AIM OF THE EXERCISE » Take the line containing "Rebuild this chart" as the first line and the line containing "elinewidth=2, capsize=5, capthick=1, zorder=3)" as the last, and output that span verbatim without any images.

* START AVAILABLE DATA *

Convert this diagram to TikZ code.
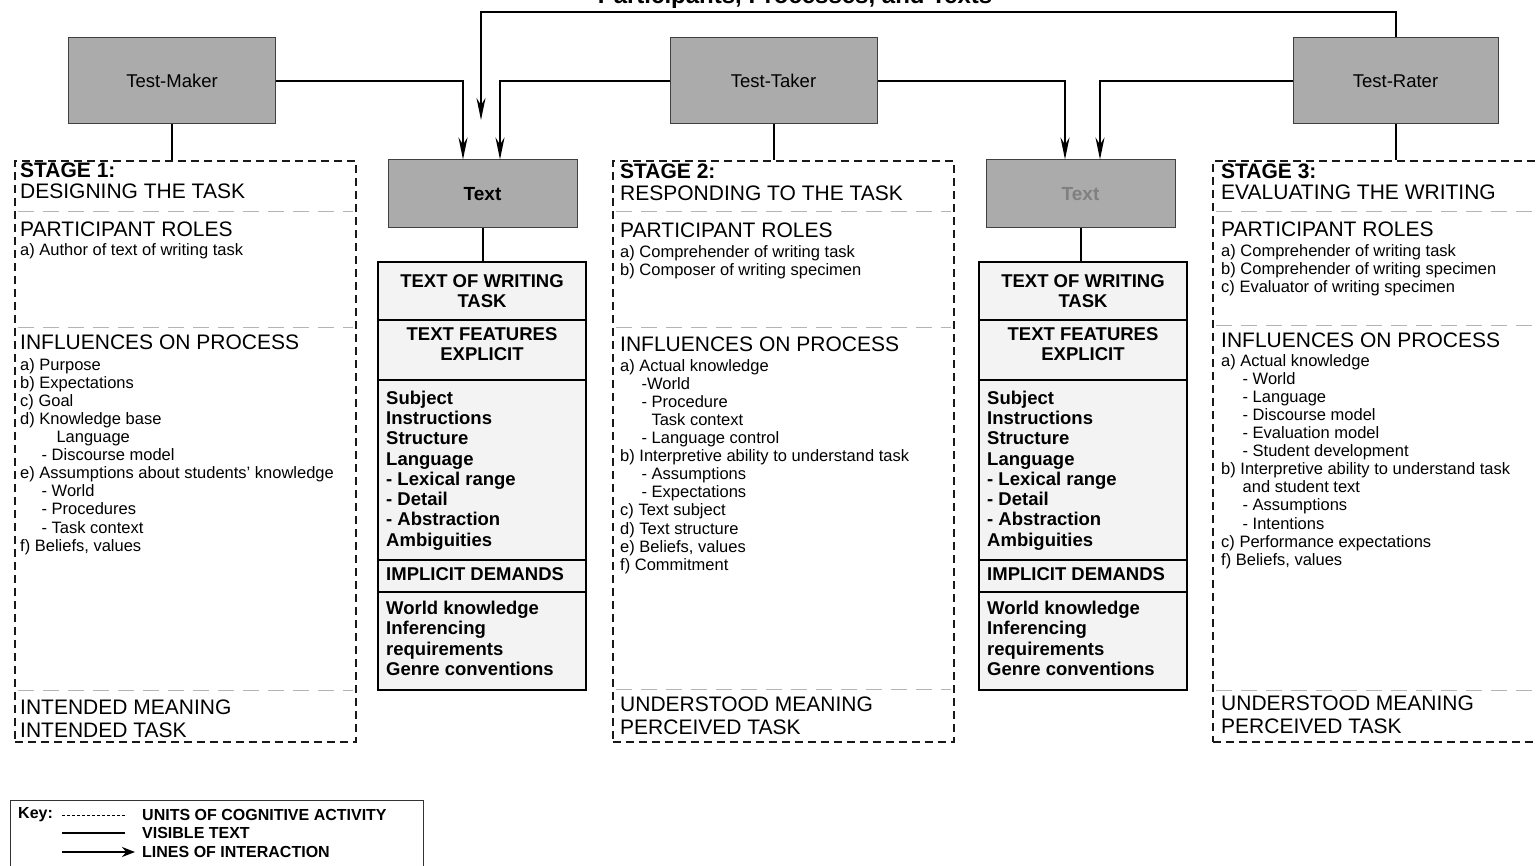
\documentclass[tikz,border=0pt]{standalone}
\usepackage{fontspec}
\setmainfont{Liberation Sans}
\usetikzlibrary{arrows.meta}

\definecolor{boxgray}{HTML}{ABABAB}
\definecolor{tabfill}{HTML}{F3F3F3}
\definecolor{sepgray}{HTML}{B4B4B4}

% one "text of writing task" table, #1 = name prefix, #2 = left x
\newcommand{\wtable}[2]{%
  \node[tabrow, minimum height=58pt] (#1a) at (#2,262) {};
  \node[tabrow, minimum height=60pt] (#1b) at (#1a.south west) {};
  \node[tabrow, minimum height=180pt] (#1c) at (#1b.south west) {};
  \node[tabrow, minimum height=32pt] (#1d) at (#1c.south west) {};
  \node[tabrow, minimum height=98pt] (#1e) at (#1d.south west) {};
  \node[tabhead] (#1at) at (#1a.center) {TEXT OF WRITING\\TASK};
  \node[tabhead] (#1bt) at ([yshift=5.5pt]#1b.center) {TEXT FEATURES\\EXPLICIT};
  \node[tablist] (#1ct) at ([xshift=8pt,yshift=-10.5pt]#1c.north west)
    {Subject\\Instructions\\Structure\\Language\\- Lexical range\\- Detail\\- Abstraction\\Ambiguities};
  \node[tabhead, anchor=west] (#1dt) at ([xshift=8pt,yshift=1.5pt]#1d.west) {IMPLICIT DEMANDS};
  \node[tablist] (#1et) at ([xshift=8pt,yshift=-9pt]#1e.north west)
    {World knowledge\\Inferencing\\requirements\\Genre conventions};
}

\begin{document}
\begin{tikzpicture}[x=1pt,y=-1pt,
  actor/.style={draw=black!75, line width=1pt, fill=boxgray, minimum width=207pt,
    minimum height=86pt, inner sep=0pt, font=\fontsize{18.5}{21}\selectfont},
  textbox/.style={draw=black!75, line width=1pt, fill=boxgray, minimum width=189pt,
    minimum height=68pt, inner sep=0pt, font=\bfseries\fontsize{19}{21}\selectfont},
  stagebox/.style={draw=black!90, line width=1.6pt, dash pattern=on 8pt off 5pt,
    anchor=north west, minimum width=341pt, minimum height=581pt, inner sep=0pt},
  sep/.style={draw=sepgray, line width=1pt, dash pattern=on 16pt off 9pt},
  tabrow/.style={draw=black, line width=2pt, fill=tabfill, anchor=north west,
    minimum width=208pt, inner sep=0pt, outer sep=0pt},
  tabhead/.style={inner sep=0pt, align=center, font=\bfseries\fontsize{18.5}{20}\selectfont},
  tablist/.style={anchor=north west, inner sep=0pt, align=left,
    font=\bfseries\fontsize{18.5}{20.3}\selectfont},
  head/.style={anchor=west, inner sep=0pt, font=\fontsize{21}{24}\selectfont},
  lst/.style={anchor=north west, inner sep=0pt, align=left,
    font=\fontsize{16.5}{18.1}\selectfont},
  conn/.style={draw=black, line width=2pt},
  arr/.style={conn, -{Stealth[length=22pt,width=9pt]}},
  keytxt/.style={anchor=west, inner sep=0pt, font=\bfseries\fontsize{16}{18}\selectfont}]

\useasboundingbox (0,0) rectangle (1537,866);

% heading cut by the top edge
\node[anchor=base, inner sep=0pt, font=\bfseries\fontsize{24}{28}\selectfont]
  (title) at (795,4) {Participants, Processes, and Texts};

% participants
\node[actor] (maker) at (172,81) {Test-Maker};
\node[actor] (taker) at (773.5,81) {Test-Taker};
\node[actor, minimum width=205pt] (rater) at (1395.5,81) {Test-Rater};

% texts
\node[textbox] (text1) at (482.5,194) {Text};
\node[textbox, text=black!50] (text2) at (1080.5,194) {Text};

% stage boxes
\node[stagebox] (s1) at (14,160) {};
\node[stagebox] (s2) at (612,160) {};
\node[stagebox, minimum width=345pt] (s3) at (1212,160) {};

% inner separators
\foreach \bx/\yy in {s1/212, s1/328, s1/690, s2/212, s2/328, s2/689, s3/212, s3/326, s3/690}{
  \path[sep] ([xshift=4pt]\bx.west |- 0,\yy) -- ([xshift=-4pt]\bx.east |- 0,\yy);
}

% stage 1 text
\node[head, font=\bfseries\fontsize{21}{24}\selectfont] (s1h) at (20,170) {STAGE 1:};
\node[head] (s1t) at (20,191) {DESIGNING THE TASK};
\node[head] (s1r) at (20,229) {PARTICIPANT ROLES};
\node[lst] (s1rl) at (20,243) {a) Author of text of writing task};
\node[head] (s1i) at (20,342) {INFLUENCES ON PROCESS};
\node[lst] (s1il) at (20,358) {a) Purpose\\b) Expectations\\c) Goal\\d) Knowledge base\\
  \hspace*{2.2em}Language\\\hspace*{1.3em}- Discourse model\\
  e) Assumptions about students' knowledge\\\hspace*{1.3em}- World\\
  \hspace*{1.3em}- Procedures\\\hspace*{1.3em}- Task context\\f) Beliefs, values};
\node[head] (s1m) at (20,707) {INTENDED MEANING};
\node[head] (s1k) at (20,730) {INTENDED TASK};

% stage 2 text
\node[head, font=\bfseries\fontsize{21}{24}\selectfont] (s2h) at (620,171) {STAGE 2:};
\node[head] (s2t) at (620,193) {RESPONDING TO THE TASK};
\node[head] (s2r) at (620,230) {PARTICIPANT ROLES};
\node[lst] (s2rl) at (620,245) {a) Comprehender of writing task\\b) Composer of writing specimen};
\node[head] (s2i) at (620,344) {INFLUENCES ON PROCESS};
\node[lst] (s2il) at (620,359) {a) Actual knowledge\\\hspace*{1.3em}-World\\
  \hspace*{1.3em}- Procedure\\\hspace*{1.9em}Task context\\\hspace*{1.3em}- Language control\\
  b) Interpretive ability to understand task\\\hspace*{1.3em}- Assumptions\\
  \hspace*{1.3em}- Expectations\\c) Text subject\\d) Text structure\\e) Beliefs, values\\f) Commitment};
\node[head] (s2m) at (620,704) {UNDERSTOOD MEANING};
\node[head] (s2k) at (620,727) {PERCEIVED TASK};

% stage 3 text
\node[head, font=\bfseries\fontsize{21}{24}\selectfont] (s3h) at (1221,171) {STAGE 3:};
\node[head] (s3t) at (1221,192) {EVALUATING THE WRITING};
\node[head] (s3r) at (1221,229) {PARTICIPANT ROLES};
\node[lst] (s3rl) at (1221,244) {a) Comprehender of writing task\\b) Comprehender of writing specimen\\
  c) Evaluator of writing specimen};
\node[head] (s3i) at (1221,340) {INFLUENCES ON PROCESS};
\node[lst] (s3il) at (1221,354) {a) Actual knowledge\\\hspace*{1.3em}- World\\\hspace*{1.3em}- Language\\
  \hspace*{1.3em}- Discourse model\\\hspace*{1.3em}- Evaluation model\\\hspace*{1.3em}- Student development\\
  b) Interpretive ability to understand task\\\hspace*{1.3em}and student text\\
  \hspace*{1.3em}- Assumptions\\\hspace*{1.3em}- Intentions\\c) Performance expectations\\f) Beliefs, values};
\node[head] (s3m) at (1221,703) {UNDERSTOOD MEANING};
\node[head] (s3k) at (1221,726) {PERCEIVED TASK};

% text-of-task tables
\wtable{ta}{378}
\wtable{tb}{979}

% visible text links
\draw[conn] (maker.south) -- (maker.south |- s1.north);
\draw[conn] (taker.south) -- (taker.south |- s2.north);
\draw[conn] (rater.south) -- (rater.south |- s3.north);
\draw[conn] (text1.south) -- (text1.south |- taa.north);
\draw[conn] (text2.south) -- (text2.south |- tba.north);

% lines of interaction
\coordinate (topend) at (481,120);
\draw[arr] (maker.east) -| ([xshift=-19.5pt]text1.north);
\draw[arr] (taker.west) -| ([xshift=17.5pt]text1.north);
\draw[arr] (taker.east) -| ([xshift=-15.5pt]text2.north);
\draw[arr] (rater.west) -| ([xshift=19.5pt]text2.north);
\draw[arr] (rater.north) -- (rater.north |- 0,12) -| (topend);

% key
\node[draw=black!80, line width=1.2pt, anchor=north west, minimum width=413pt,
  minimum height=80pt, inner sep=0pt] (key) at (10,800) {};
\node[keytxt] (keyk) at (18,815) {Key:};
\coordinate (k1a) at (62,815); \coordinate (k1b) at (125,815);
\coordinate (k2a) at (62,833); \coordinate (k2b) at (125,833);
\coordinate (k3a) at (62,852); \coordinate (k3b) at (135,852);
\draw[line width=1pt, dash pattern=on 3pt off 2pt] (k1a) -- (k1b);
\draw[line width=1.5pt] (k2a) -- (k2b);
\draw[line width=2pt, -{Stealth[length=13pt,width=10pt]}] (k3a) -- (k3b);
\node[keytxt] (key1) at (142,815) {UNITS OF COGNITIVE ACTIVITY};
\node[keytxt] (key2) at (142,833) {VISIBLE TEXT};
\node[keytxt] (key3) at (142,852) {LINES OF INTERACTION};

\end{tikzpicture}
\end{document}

* END AVAILABLE DATA *
* START AVAILABLE DATA *

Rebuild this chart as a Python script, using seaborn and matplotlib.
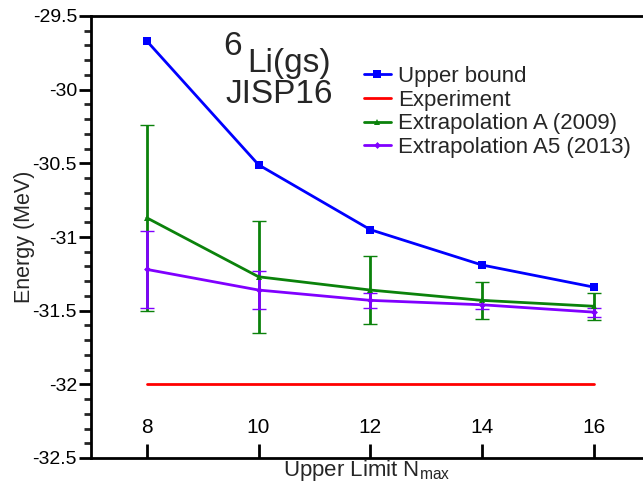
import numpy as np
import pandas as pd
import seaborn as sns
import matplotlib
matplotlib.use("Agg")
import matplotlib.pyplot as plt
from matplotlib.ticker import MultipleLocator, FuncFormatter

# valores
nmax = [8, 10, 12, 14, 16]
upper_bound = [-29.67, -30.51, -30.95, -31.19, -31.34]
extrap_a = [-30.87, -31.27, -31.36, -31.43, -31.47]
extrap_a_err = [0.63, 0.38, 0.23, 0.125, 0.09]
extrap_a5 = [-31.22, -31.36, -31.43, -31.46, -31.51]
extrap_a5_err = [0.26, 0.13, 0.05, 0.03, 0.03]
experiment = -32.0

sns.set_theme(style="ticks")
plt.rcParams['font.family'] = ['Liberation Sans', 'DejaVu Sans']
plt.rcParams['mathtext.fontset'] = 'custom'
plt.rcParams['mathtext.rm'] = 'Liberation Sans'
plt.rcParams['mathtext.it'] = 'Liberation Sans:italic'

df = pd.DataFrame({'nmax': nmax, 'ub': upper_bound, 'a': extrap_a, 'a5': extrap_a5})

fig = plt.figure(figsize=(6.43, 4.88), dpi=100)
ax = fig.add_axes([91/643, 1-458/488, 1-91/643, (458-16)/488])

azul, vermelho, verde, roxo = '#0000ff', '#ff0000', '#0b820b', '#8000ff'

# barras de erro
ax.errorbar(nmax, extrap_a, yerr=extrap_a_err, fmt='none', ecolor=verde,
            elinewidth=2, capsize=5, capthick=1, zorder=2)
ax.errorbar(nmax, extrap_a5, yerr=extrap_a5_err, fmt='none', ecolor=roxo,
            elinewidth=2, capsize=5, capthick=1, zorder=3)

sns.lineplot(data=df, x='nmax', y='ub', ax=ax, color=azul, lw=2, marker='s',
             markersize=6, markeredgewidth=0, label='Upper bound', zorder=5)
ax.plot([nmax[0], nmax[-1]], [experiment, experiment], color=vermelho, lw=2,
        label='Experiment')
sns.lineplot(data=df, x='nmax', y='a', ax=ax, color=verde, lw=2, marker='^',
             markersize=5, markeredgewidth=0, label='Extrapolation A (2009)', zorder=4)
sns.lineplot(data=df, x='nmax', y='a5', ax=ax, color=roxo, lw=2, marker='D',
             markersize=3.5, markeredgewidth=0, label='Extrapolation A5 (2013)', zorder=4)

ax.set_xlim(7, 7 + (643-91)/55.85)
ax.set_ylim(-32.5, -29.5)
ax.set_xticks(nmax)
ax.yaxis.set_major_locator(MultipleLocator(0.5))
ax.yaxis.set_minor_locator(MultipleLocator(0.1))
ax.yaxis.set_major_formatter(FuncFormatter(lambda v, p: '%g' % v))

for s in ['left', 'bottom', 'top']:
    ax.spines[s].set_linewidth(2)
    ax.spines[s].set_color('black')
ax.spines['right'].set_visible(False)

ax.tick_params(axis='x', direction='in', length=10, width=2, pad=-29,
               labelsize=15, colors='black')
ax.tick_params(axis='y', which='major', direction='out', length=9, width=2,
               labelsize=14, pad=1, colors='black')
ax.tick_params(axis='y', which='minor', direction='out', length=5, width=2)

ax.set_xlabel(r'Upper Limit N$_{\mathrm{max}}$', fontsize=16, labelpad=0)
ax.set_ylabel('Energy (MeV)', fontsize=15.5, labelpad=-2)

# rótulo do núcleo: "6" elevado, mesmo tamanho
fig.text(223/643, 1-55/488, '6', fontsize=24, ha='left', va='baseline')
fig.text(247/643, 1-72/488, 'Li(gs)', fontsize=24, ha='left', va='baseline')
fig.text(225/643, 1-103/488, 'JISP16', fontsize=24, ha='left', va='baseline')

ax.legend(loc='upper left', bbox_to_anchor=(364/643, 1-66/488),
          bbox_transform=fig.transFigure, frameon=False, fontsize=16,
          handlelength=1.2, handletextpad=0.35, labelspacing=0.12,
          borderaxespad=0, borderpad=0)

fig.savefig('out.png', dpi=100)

* END AVAILABLE DATA *
* START AVAILABLE DATA *

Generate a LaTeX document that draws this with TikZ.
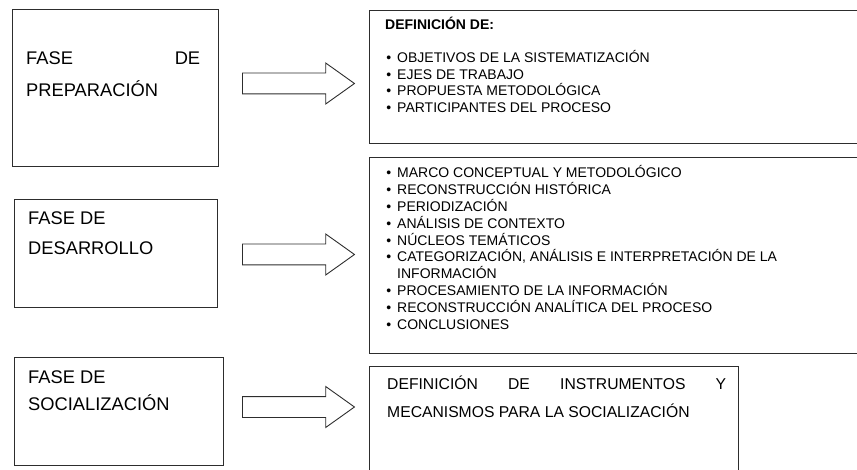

* END AVAILABLE DATA *

SOLUTION TO THE EXERCISE »
Rebuild this chart as a Python script, using seaborn and matplotlib.
import numpy as np
import pandas as pd
import seaborn as sns
import matplotlib
matplotlib.use("Agg")
import matplotlib.pyplot as plt
from matplotlib.ticker import MultipleLocator, FuncFormatter

# valores
nmax = [8, 10, 12, 14, 16]
upper_bound = [-29.67, -30.51, -30.95, -31.19, -31.34]
extrap_a = [-30.87, -31.27, -31.36, -31.43, -31.47]
extrap_a_err = [0.63, 0.38, 0.23, 0.125, 0.09]
extrap_a5 = [-31.22, -31.36, -31.43, -31.46, -31.51]
extrap_a5_err = [0.26, 0.13, 0.05, 0.03, 0.03]
experiment = -32.0

sns.set_theme(style="ticks")
plt.rcParams['font.family'] = ['Liberation Sans', 'DejaVu Sans']
plt.rcParams['mathtext.fontset'] = 'custom'
plt.rcParams['mathtext.rm'] = 'Liberation Sans'
plt.rcParams['mathtext.it'] = 'Liberation Sans:italic'

df = pd.DataFrame({'nmax': nmax, 'ub': upper_bound, 'a': extrap_a, 'a5': extrap_a5})

fig = plt.figure(figsize=(6.43, 4.88), dpi=100)
ax = fig.add_axes([91/643, 1-458/488, 1-91/643, (458-16)/488])

azul, vermelho, verde, roxo = '#0000ff', '#ff0000', '#0b820b', '#8000ff'

# barras de erro
ax.errorbar(nmax, extrap_a, yerr=extrap_a_err, fmt='none', ecolor=verde,
            elinewidth=2, capsize=5, capthick=1, zorder=2)
ax.errorbar(nmax, extrap_a5, yerr=extrap_a5_err, fmt='none', ecolor=roxo,
            elinewidth=2, capsize=5, capthick=1, zorder=3)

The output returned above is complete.